» **WHAT IS ASKED**:
Below are the entries; state how many of their lines contain the string "Output", and nothing more.
▬▬▬▬▬▬▬▬▬▬
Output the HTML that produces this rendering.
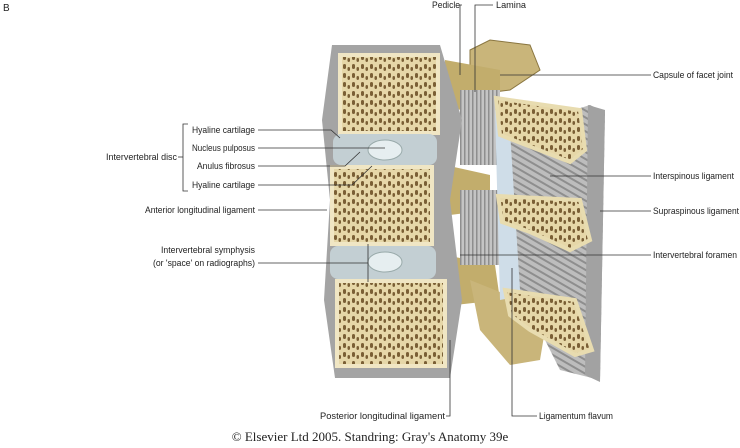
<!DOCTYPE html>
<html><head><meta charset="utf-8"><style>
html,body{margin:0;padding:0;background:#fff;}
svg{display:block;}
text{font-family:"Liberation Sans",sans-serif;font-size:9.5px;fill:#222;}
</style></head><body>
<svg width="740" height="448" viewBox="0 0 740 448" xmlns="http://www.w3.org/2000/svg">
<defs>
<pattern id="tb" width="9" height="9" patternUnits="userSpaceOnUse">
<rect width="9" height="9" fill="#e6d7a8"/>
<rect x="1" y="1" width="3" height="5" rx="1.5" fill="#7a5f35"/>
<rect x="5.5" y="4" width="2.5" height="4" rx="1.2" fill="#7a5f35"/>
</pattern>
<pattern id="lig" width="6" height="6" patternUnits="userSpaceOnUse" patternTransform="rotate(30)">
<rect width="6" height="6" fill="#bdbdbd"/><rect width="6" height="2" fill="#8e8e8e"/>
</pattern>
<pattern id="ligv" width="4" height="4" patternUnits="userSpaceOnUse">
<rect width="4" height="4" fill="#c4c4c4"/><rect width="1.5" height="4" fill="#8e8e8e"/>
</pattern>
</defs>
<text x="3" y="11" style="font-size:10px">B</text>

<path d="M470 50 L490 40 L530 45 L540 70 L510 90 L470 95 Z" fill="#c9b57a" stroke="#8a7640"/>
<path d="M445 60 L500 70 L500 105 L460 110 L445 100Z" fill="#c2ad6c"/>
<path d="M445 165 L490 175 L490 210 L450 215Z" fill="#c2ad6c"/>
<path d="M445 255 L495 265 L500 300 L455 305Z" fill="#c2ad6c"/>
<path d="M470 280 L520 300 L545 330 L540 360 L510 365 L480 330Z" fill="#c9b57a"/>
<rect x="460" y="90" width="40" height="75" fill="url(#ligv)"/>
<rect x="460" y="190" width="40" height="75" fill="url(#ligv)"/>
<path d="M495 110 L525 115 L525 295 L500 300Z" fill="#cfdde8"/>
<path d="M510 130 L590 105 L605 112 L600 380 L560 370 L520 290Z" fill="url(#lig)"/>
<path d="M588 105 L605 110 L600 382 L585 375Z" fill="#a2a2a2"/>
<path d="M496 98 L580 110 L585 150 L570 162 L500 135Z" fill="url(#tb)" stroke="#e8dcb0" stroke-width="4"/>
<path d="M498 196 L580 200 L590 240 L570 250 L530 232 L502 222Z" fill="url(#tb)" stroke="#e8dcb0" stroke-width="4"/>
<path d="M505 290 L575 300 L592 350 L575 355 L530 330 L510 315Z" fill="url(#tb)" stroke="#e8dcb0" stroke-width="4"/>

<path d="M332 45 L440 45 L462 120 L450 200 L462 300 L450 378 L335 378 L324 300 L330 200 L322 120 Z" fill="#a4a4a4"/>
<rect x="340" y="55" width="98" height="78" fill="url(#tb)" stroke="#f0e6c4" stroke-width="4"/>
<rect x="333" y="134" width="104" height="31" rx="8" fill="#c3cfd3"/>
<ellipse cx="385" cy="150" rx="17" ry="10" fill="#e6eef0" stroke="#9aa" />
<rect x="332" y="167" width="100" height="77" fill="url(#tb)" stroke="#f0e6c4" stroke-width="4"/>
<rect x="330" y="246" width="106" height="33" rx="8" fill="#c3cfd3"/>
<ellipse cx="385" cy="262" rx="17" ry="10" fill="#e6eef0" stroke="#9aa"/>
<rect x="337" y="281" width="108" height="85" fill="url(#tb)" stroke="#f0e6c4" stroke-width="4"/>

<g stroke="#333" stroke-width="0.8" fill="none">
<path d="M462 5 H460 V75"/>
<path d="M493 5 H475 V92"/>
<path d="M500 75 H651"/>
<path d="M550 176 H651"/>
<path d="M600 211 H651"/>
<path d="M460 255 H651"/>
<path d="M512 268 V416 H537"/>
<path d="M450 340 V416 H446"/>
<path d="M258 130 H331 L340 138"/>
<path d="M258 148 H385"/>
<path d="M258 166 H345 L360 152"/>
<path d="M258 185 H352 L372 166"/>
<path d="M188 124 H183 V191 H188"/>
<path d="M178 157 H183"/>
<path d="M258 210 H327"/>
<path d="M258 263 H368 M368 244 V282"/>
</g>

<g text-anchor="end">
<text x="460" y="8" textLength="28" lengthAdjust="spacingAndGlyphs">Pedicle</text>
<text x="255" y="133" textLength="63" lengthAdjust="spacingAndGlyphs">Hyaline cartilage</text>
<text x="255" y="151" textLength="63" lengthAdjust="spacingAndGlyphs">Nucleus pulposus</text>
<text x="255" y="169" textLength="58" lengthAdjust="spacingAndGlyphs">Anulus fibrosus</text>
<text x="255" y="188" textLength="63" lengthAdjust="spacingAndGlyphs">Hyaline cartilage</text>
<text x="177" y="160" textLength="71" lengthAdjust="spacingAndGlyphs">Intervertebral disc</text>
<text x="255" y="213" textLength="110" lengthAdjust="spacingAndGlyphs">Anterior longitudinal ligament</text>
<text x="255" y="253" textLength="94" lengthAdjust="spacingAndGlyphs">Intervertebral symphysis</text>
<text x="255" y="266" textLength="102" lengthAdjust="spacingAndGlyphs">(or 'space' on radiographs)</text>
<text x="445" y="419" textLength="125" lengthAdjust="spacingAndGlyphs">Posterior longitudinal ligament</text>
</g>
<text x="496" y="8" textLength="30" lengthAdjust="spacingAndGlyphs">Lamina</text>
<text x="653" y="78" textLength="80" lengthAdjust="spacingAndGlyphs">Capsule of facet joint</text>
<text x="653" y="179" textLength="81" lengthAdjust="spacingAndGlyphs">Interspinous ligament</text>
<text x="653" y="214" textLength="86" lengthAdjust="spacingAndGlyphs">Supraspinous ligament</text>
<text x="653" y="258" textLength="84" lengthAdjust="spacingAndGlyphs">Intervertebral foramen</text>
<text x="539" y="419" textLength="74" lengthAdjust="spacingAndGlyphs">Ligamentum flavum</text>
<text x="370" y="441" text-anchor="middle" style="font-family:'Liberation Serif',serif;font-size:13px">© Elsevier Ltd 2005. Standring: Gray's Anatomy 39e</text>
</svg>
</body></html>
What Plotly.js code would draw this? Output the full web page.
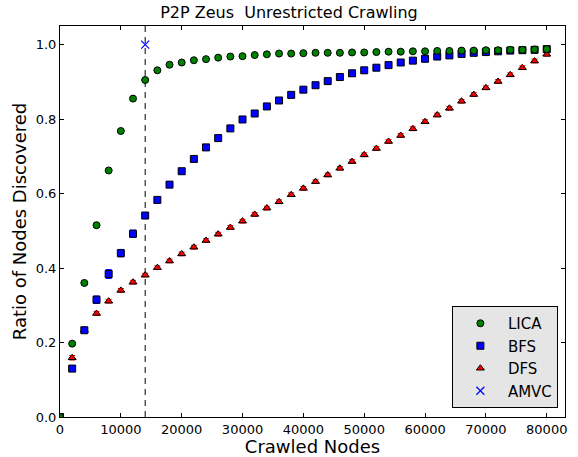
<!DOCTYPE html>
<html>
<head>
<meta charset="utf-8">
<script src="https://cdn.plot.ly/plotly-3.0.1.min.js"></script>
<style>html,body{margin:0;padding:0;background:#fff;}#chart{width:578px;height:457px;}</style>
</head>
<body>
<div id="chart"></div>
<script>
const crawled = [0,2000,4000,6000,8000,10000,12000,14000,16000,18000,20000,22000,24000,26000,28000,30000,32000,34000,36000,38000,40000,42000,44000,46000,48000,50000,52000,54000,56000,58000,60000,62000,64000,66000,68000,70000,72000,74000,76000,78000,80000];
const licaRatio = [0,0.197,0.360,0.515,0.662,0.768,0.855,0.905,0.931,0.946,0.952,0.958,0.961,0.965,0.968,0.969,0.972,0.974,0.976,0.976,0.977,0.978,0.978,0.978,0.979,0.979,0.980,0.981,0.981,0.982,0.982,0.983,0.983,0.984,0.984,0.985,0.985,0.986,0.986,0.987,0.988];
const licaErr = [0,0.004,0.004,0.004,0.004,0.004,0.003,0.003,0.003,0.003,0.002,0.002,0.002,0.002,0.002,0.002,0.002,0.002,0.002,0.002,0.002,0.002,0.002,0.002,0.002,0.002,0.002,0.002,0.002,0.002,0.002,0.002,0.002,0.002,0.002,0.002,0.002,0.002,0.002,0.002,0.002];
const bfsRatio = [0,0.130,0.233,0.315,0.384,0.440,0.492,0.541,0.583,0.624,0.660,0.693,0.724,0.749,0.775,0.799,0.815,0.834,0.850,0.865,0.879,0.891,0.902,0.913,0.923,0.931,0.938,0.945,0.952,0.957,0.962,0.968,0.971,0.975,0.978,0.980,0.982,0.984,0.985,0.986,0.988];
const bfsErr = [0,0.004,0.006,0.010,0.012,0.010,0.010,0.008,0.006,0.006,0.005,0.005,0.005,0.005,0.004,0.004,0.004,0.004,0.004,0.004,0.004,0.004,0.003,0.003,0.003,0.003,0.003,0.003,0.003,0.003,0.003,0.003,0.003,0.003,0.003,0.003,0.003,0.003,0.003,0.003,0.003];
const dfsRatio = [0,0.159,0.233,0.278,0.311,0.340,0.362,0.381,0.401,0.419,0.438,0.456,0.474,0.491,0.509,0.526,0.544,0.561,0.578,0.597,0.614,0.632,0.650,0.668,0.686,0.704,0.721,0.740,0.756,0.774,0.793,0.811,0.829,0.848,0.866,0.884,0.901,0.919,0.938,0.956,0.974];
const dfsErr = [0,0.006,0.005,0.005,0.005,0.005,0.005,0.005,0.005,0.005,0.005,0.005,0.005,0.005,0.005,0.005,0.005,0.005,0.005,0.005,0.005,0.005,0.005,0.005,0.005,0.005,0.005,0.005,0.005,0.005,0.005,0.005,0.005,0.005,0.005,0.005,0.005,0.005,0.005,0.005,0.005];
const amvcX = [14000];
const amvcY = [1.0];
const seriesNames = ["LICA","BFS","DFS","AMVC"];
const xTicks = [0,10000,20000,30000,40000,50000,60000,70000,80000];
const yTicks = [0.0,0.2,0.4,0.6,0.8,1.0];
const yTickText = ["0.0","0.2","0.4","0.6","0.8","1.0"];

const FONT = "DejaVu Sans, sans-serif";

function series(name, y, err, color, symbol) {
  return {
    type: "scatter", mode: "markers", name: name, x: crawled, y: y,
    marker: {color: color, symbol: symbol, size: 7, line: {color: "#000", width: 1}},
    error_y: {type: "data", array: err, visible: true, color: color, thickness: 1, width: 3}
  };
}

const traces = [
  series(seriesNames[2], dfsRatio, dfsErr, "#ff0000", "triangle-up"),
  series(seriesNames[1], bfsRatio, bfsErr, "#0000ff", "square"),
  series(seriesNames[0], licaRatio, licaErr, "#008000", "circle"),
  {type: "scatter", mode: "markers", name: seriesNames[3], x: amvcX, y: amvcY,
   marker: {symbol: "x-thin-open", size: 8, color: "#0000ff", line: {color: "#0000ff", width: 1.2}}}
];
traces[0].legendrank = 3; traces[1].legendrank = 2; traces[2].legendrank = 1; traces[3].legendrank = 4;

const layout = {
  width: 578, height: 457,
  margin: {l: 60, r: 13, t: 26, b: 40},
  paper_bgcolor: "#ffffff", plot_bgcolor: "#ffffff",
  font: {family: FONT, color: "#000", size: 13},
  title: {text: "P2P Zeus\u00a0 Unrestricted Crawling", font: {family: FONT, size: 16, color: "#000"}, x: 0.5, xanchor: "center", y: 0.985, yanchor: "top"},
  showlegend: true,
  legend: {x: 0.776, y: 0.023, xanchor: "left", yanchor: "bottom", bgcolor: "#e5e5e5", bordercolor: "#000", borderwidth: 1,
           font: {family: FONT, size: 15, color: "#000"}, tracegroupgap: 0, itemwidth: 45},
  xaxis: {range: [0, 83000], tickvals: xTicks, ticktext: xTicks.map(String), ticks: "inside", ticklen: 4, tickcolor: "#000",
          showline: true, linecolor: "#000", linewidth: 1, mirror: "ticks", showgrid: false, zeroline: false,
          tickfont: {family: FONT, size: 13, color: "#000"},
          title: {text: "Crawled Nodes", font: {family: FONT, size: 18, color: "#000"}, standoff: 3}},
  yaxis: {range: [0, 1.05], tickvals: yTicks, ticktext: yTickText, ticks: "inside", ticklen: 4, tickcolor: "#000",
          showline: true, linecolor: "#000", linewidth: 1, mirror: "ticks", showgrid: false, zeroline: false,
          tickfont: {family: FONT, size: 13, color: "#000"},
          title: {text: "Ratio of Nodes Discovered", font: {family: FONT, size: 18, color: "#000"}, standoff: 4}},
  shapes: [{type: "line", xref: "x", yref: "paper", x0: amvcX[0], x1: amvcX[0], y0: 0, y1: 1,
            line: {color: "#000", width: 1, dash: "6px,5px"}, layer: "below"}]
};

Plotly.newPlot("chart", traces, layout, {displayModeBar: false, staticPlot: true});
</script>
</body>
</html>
▬▬▬▬▬▬▬▬▬▬
» **WRITTEN ANSWER**:
2